If your limit is 14/sec, you don’t want to send faster than 850/min. So our limit will be around 800 / min. Just to make sure you reaching this amount make a test, and see how fast you send out 800 emails. Go back to your queue, count the files (find . -type f | wc -l) and send out 800 emails: bin/console mautic:emails:send --message-limit=800 Did it finish under 1 minute? If yes, then you’ll need to limit this. If not, then we have some work to do.

4. Optimize

You want to push into the queue just a bit faster than you are sending out to reach optimal delivery speed. If you can build the queue and send with 800/min, than do the settings accordingly:

bin/console mautic:broadcasts:send --limit=800 bin/console mautic:emails:send --message-limit=790

If building the queue is slower, then it makes sense to limit the send as well. Sending too fast is not good for the deliverability anyway.

So in this particular example you’ll have 5 cronjobs running. The first 3 (Segment rebuild, campaign rebuild, campaign trigger) each will run 0-30 seconds, and the email related segments will run 50-55 sec.

As you can see, you are not being efficient here, you are doing almost nothing for 3 minutes, and working hard for 2 minutes.

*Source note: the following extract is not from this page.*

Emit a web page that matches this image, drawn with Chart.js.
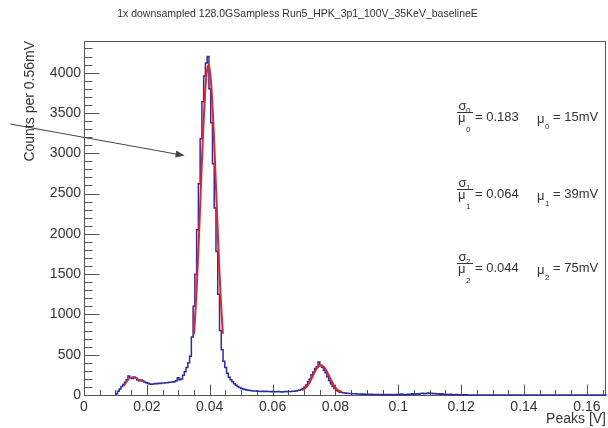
<!DOCTYPE html>
<html><head><meta charset="utf-8">
<script src="https://cdn.jsdelivr.net/npm/chart.js@4.4.0/dist/chart.umd.min.js"></script>
<style>html,body{margin:0;padding:0;background:#fff;}</style>
</head><body>
<canvas id="c" width="608" height="428"></canvas>
<script>
// ---------- data ----------
const chartTitle = "1x downsampled 128.0GSampless Run5_HPK_3p1_100V_35KeV_baselineE";
const xAxisTitle = "Peaks [V]";
const yAxisTitle = "Counts per 0.56mV";
const binWidth = 0.00056;     // V
const firstBin = 18;          // index of first listed bin
const counts = [
  0, 15, 45, 75, 105, 130, 158, 190, 235, 215,
  205, 222, 212, 185, 176, 185, 178, 162, 152, 145,
  138, 132, 136, 142, 140, 146, 143, 148, 150, 153,
  151, 157, 158, 160, 163, 178, 215, 190, 200, 245,
  290, 340, 400, 480, 720, 1100, 1500, 2050, 2620, 3180,
  3640, 3960, 4120, 4200, 3800, 3380, 2870, 2320, 1780, 1250,
  800, 560, 420, 340, 270, 220, 190, 165, 140, 120,
  105, 92, 82, 74, 67, 62, 58, 55, 52, 50,
  49, 47, 46, 44, 47, 43, 45, 42, 44, 40,
  43, 41, 39, 42, 40, 38, 41, 43, 40, 44,
  42, 45, 48, 50, 55, 60, 68, 78, 100, 125,
  165, 200, 250, 285, 330, 350, 410, 370, 345, 310,
  275, 225, 180, 140, 105, 80, 60, 45, 35, 30,
  27, 24, 22, 20, 18, 17, 15, 14, 13, 12,
  10, 11, 9, 8, 10, 7, 8, 6, 7, 6,
  5, 6, 5, 4, 6, 5, 4, 5, 4, 6,
  5, 4, 10, 12, 6, 4, 5, 8, 10, 14,
  8, 12, 15, 10, 18, 22, 16, 20, 24, 18,
  22, 15, 20, 12, 16, 10, 14, 8, 10, 6,
  5, 8, 4, 3, 5, 3, 2, 4, 2, 1,
  2, 1, 1, 0, 0, 0, 0, 0, 0, 0,
  0, 0, 0, 0, 0, 0, 0, 0, 0, 0,
  0, 0, 0, 0, 0, 0, 0, 0, 0, 0,
  0, 0, 0, 0, 0, 0, 0, 0, 0, 0,
  0, 0, 0, 0, 0, 0, 0, 0, 0, 0,
  0, 0, 0, 0, 0, 0, 0, 0, 0, 0,
  0, 0, 0, 0, 0, 0, 0, 0, 0, 0,
  0, 0, 0, 0, 0, 0, 0, 0, 0
];
const fit0X = [0.0127, 0.0132, 0.0137, 0.0142, 0.0147, 0.0152, 0.0157, 0.0162, 0.0167, 0.0172, 0.0177, 0.0182, 0.0187, 0.0190];
const fit0Y = [110, 140, 170, 195, 212, 220, 220, 215, 205, 195, 185, 178, 174, 172];
const fit1X = [0.0350, 0.0355, 0.0360, 0.0365, 0.0370, 0.0375, 0.0380, 0.0385, 0.0390, 0.0396, 0.0400, 0.0405, 0.0410, 0.0415, 0.0420, 0.0425, 0.0430, 0.0435, 0.0440, 0.0442];
const fit1Y = [754, 1067, 1452, 1898, 2383, 2876, 3336, 3716, 3978, 4094, 4042, 3837, 3500, 3067, 2583, 2089, 1624, 1213, 870, 760];
const fit2X = [0.0694, 0.0700, 0.0705, 0.0710, 0.0715, 0.0720, 0.0725, 0.0730, 0.0735, 0.0740, 0.0745, 0.0750, 0.0755, 0.0760, 0.0765, 0.0770, 0.0775, 0.0780, 0.0785, 0.0790, 0.0795, 0.0800, 0.0805, 0.0810, 0.0815, 0.0821];
const fit2Y = [62, 72, 88, 110, 138, 170, 210, 250, 290, 325, 350, 362, 365, 358, 340, 312, 275, 235, 195, 155, 120, 92, 70, 55, 46, 40];
const xTicks = [0, 0.02, 0.04, 0.06, 0.08, 0.1, 0.12, 0.14, 0.16];
const xTickLabels = ["0", "0.02", "0.04", "0.06", "0.08", "0.1", "0.12", "0.14", "0.16"];
const yTicks = [0, 500, 1000, 1500, 2000, 2500, 3000, 3500, 4000];
const yTickLabels = ["0", "500", "1000", "1500", "2000", "2500", "3000", "3500", "4000"];
const fitIndex = ["0", "1", "2"];
const fitRatio = ["0.183", "0.064", "0.044"];
const fitMean = ["15mV", "39mV", "75mV"];
const arrowFrom = {x: -0.0234, y: 3362};
const arrowTo = {x: 0.0320, y: 2971};
const xMin = 0, xMax = 0.1661, yMin = 0, yMax = 4393;
const xMinorStep = 0.005, yMinorStep = 100;

// ---------- build ----------
const FONT = '"Liberation Sans", Arial, Helvetica, sans-serif';
const histPoints = [];
counts.forEach((c, i) => histPoints.push({x: (firstBin + i) * binWidth, y: c}));
histPoints.push({x: (firstBin + counts.length) * binWidth, y: counts[counts.length - 1]});
const pts = (xs, ys) => xs.map((x, i) => ({x, y: ys[i]}));

const decor = {
  id: 'decor',
  beforeDatasetsDraw(chart) {
    const {ctx, chartArea: a, scales: {x, y}} = chart;
    ctx.save();
    const L = Math.round(a.left) + 0.5, R = Math.round(a.right) - 0.5;
    const T = Math.round(a.top) + 0.5, B = Math.round(a.bottom) + 0.5;
    ctx.strokeStyle = '#555';
    ctx.lineWidth = 1;
    ctx.beginPath();
    ctx.moveTo(L, T); ctx.lineTo(R, T); ctx.lineTo(R, B); ctx.lineTo(L, B); ctx.closePath();
    ctx.stroke();
    ctx.beginPath();
    for (let k = 0; k * yMinorStep <= yMax; k++) {
      const v = k * yMinorStep;
      const py = Math.round(y.getPixelForValue(v)) + 0.5;
      const len = (v % 500 === 0) ? 15 : 8;
      ctx.moveTo(L, py); ctx.lineTo(L + len, py);
    }
    for (let k = 0; k * xMinorStep <= xMax + 1e-9; k++) {
      const v = k * xMinorStep;
      const px = Math.round(x.getPixelForValue(v)) + 0.5;
      const len = (k % 4 === 0) ? 11 : 5.5;
      ctx.moveTo(px, B); ctx.lineTo(px, B - len);
    }
    ctx.stroke();
    ctx.restore();
  },
  afterDraw(chart) {
    const {ctx, scales: {x, y}} = chart;
    ctx.save();
    // title
    ctx.fillStyle = '#333';
    ctx.font = '10.5px ' + FONT;
    ctx.textAlign = 'center';
    ctx.textBaseline = 'middle';
    ctx.fillText(chartTitle, 297.5, 14);
    // arrow
    const x0 = x.getPixelForValue(arrowFrom.x), y0 = y.getPixelForValue(arrowFrom.y);
    const x1 = x.getPixelForValue(arrowTo.x), y1 = y.getPixelForValue(arrowTo.y);
    ctx.strokeStyle = '#444'; ctx.fillStyle = '#444'; ctx.lineWidth = 1;
    const ang = Math.atan2(y1 - y0, x1 - x0);
    ctx.beginPath(); ctx.moveTo(x0, y0);
    ctx.lineTo(x1 - 7 * Math.cos(ang), y1 - 7 * Math.sin(ang)); ctx.stroke();
    ctx.beginPath();
    ctx.moveTo(x1, y1);
    ctx.lineTo(x1 - 9 * Math.cos(ang) + 3.5 * Math.sin(ang), y1 - 9 * Math.sin(ang) - 3.5 * Math.cos(ang));
    ctx.lineTo(x1 - 9 * Math.cos(ang) - 3.5 * Math.sin(ang), y1 - 9 * Math.sin(ang) + 3.5 * Math.cos(ang));
    ctx.closePath(); ctx.fill();
    // fit annotations
    const rowsY = [117, 194, 268];
    ctx.fillStyle = '#333';
    ctx.textAlign = 'left';
    fitIndex.forEach((idx, r) => {
      const cy = rowsY[r];
      ctx.textBaseline = 'alphabetic';
      ctx.font = '13px ' + FONT;
      ctx.fillText('\u03C3', 458.5, cy - 7);
      ctx.fillText('\u03BC', 458, cy + 5);
      ctx.font = '8px ' + FONT;
      ctx.fillText(idx, 466, cy - 4);
      ctx.fillText(idx, 466, cy + 15);
      ctx.fillRect(457, Math.round(cy - 5), 16, 1);
      ctx.font = '13px ' + FONT;
      ctx.textBaseline = 'middle';
      ctx.fillText('= ' + fitRatio[r], 475, cy);
      ctx.textBaseline = 'alphabetic';
      ctx.fillText('\u03BC', 537, cy + 6);
      ctx.font = '8px ' + FONT;
      ctx.fillText(idx, 545, cy + 12);
      ctx.font = '13px ' + FONT;
      ctx.textBaseline = 'middle';
      ctx.fillText('= ' + fitMean[r], 553, cy);
    });
    ctx.restore();
  }
};

new Chart(document.getElementById('c'), {
  type: 'line',
  data: {
    datasets: [
      {data: pts(fit0X, fit0Y), borderColor: '#d8283a', borderWidth: 1.5, pointRadius: 0, tension: 0.3, clip: 3},
      {data: pts(fit1X, fit1Y), borderColor: '#e5222c', borderWidth: 2, pointRadius: 0, tension: 0.3, clip: 3},
      {data: pts(fit2X, fit2Y), borderColor: '#e5222c', borderWidth: 2, pointRadius: 0, tension: 0.3, clip: 3},
      {data: histPoints, borderColor: '#2a2d9c', borderWidth: 1.5, pointRadius: 0, stepped: 'after', clip: 3}
    ]
  },
  options: {
    responsive: false, animation: false, devicePixelRatio: 1,
    layout: {padding: {top: 41, right: 2, left: 0, bottom: 0}},
    plugins: {legend: {display: false}, tooltip: {enabled: false}, title: {display: false}},
    scales: {
      x: {
        type: 'linear', min: xMin, max: xMax, position: 'bottom',
        afterFit: s => { s.height = 33; },
        afterBuildTicks: s => { s.ticks = xTicks.map(v => ({value: v})); },
        ticks: {callback: (v, i) => xTickLabels[i], font: {family: FONT, size: 14}, color: '#333', padding: 4, maxRotation: 0, autoSkip: false},
        grid: {display: false, drawTicks: false}, border: {display: false},
        title: {display: true, text: xAxisTitle, align: 'end', font: {family: FONT, size: 14}, color: '#333', padding: {top: 0, bottom: 0.6}}
      },
      y: {
        type: 'linear', min: yMin, max: yMax,
        afterFit: s => { s.width = 84; },
        afterBuildTicks: s => { s.ticks = yTicks.map(v => ({value: v})); },
        ticks: {callback: (v, i) => yTickLabels[i], font: {family: FONT, size: 14}, color: '#333', padding: 3, autoSkip: false},
        grid: {display: false, drawTicks: false}, border: {display: false},
        title: {display: true, text: yAxisTitle, align: 'end', font: {family: FONT, size: 14}, color: '#333', padding: {top: 21.6, bottom: 0}}
      }
    }
  },
  plugins: [decor]
});
</script>
</body></html>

Can this be more efficient? Glad you asked.

5. Run your cronjobs sequentially

You can chain up your cronjobs into one bash file. This way once a command is finished, the next one runs.

If you run your batched cron commands every 5 min, you can achieve something like this:

You can also batch run this every minute, but make sure you limit all your crons. For example (Again, this depends on your server speed.)

mautic:broadcasts:send --limit=150 mautic:emails:send --message-limit=150 mautic:campaigns:rebuild --batch-limit=300 mautic:segment:update --batch-limit=900 mautic:campaigns:trigger mautic:import --limit=500 mautic:webhooks:process mautic:reports:scheduler

How to optimize Amazon SES send rate with Mautic
  • My Amazon SES account's sending rate is 14/sec. I don't want to exceed it anyway. Is there any possibility that Mautic can send emails faster than 14/sec with the following command? bin/console mautic:emails:send --message-limit=800

    • You can run this command in your terminal and see how fast it's sending: bin/console mautic:emails:send --message-limit=14 I think it will be more then 4 sec.

  • this article was a huge time saver for me. i thank you.